Seorang wartawan senior dan kolumnis kesenian yang aku suka baca tulisannya, pernah bilang begini:
“Kolektor lukisan Indonesia yang jumlahnya sedikit dan ‘masih belajar’ itu, kerap membeli dan mengoleksi lukisan berdasarkan pengelihatan telinganya”.
Maksudnya, berdasarkan ‘pengetahuan’ mendengar, bukan melihat atau berdasarkan selera (jika ada) estetika visual atau gagasan sang pelukis, tapi,…kata si Anu pelukis itu sedang naik daun, kata kritikus (biasanya kritikus kondang atau minimal dikenalnya) anu, lukisan si anu menarik, lagi hit, lagi trend dan seterusnya…
Apakah salah, “melihat dengan telinga itu”?
Yaa,…nggak. Hla wong, duit itu duitnya sendiri. Lagian, pelukis tak bertanya adakah uangnya halal atau tidak. Lukisannya pun setelah dibeli, mau ditaruh di dinding ruang tamu rumah, kamar hotel, ruang makan atau dinding WC, tak ada yg protes.
“Pengetahuan” (kalau boleh dibilang begitu) kolektor lukisan negri ini pun masih rata-rata. Misalnya: Lukisan itu yaa,…yang terbuat dari material cat minyak di atas canvas. Masih lumayan, jika akrilik dianggap ‘cat minyak’, meski akrilik sesungguhnya adalah cat air (water base), bedanya, akrilik, meski untuk mengencerkannya menggunakan air, setelah kering tak lagi luntur jika terkena air, seperti cat air.
Cat air dan pensil entah kenapa, sudah ‘terlanjur’ menjadi senilukis yang tingkatnya berada di bawah cat minyak. Ada alasan standar yang (rasanya) tak ada hubungannya dengan kesenian, bahwa cat air dan pensil-karena di atas kertas-tak bisa bertahan lama seperti cat minyak di atas canvas.
‘Teori’ itu sudah terbantah, ketika di Belanda ditemukan setumpuk coretan, sketsa dan lukisan-lukisan cat air di atas kertas Vincent van Gogh di sebuah rumah tua yang umurnya sudah lebih dari seratus tahun dan…masih utuh!…
Ada juga peristiwa lucu tentang seni drawing atau seni gambar pensil (kritikus seolah tak ‘rela’ gambar dengan pensil disebat senilukis, haha).
Pada sebuah balai lelang, ditawarkanlah karya masterpiece seorang pelukis dengan media pensil di atas kertas yang sangat terkenal.
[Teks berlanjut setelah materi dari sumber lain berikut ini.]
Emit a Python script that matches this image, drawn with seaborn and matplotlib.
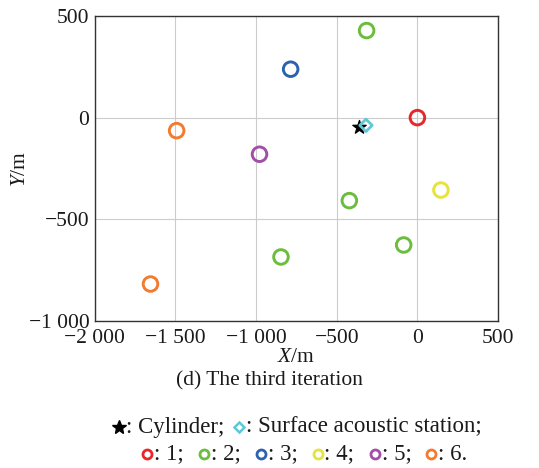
import numpy as np
import pandas as pd
import matplotlib
matplotlib.use("Agg")
import matplotlib.pyplot as plt
import seaborn as sns
from matplotlib.lines import Line2D

# Data
station_ids = ["1", "2", "2", "2", "2", "3", "4", "5", "6", "6"]
station_x = [0, -315, -422, -85, -846, -786, 146, -979, -1493, -1655]
station_y = [0, 428, -408, -626, -685, 238, -356, -180, -64, -818]
cylinder_x = [-360]
cylinder_y = [-47]
surface_x = [-319]
surface_y = [-38]
x_ticks = [-2000, -1500, -1000, -500, 0, 500]
y_ticks = [-1000, -500, 0, 500]
x_tick_labels = ["\u22122 000", "\u22121 500", "\u22121 000", "\u2212500", "0", "500"]
y_tick_labels = ["\u22121 000", "\u2212500", "0", "500"]

palette = {"1": "#e8262b", "2": "#6bbd3c", "3": "#2c62ae", "4": "#e6e33a",
           "5": "#a24fa6", "6": "#f27b2f"}
cyan = "#5ec8d6"

sns.set_theme(style="whitegrid")
plt.rcParams["font.family"] = ["Liberation Serif", "DejaVu Sans"]
plt.rcParams["mathtext.fontset"] = "custom"
plt.rcParams["mathtext.it"] = "Liberation Serif:italic"
plt.rcParams["mathtext.rm"] = "Liberation Serif"

fig = plt.figure(figsize=(5.39, 4.68), dpi=100)
ax = fig.add_axes([0.176, 0.314, 0.748, 0.652])

df = pd.DataFrame({"x": station_x, "y": station_y, "id": station_ids})
sns.scatterplot(data=df, x="x", y="y", hue="id", palette=palette, ax=ax,
                s=110, marker="o", facecolor="none", linewidth=2.1,
                legend=False, zorder=3)
coll = ax.collections[-1]
fc = coll.get_facecolors()
coll.set_edgecolors(fc)
coll.set_facecolors("none")

ax.scatter(cylinder_x, cylinder_y, marker="*", s=100, color="black", zorder=4)
ax.scatter(surface_x, surface_y, marker="D", s=40, facecolors="none",
           edgecolors=cyan, linewidths=2, zorder=4)

ax.set_xlim(-2000, 500)
ax.set_ylim(-1000, 500)
ax.set_xticks(x_ticks)
ax.set_xticklabels(x_tick_labels)
ax.set_yticks(y_ticks)
ax.set_yticklabels(y_tick_labels)
ax.tick_params(labelsize=15.5, length=0, colors="#1a1a1a")
ax.tick_params(axis="x", pad=6)
ax.tick_params(axis="y", pad=4)
ax.grid(True, color="#cccccc", linewidth=0.8)
ax.set_facecolor("white")
for s in ax.spines.values():
    s.set_color("#333333")
    s.set_linewidth(1.0)
ax.set_xlabel(r"$X$/m", fontsize=15.5, labelpad=0, color="#1a1a1a")
ax.set_ylabel(r"$Y$/m", fontsize=15.5, color="#1a1a1a")
ax.yaxis.set_label_coords(-0.161, 0.5)

fig.text(0.5, 1 - 381 / 468, "(d) The third iteration", ha="center", va="center",
         fontsize=15.5, color="#1a1a1a")

renderer = fig.canvas.get_renderer()
W = fig.bbox.width
FS = 16.5


def legend_line(items, ypix, start_px, gap):
    mw = 14.0
    yf = 1 - ypix / 468
    x = start_px
    for mk, txt in items:
        fig.add_artist(Line2D([(x + mw / 2) / W], [yf], transform=fig.transFigure,
                              linestyle="none", **mk))
        x += mw
        t = fig.text(x / W, yf, txt, ha="left", va="center", fontsize=FS, color="#1a1a1a")
        x += t.get_window_extent(renderer).width + gap


line1 = [
    (dict(marker="*", markersize=10, color="black"), ": Cylinder;"),
    (dict(marker="D", markersize=5.5, markerfacecolor="none", markeredgecolor=cyan,
          markeredgewidth=1.8), ": Surface acoustic station;"),
]
legend_line(line1, 427, 112, 8)

line2 = []
labels = [": 1;", ": 2;", ": 3;", ": 4;", ": 5;", ": 6."]
for sid, lab in zip(["1", "2", "3", "4", "5", "6"], labels):
    line2.append((dict(marker="o", markersize=6.5, markerfacecolor="none",
                       markeredgecolor=palette[sid], markeredgewidth=2), lab))
legend_line(line2, 454, 140, 13)

fig.savefig("out.png", dpi=100, facecolor="white")
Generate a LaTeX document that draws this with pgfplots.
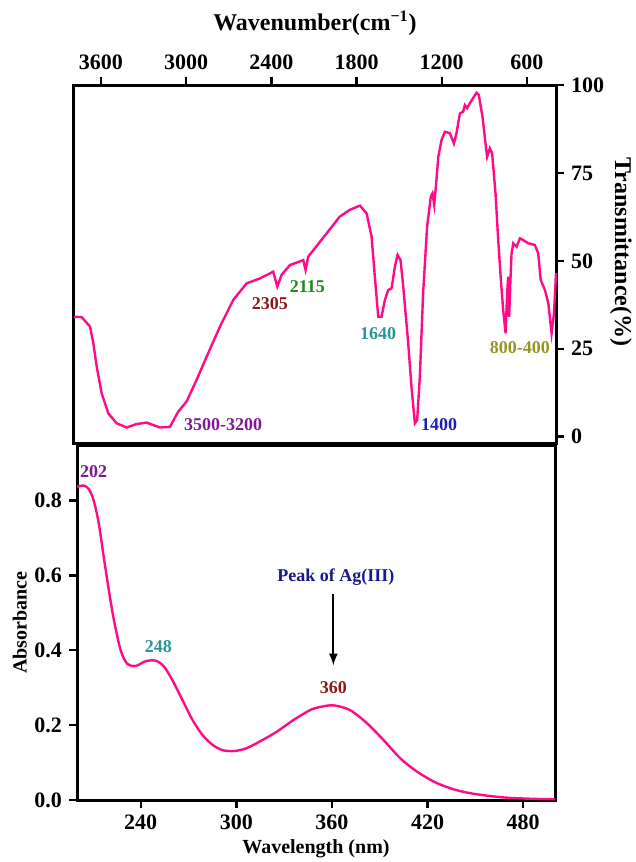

Entah karena para calon pembeli-yang sedang ‘belajar’ jadi kolektor itu tak kenal dengan sang pelukis, tak kenal denn karya pensil itu atau pemandu lelang menaruh harga terlalu mahal, maka tak seorang pun yang nengajukan penawaran. Sepiii. Akhirnya lukisan masterpiece dengan media pensil itu disimpan kembali.
Lalu sang pemandu lelang mengeluarkan karya pelukis yang sama terbuat dari media cat minyak di atas canvas. Tapi karya itu biasa saja, jika tak ingin disebut ‘karya pasaran’.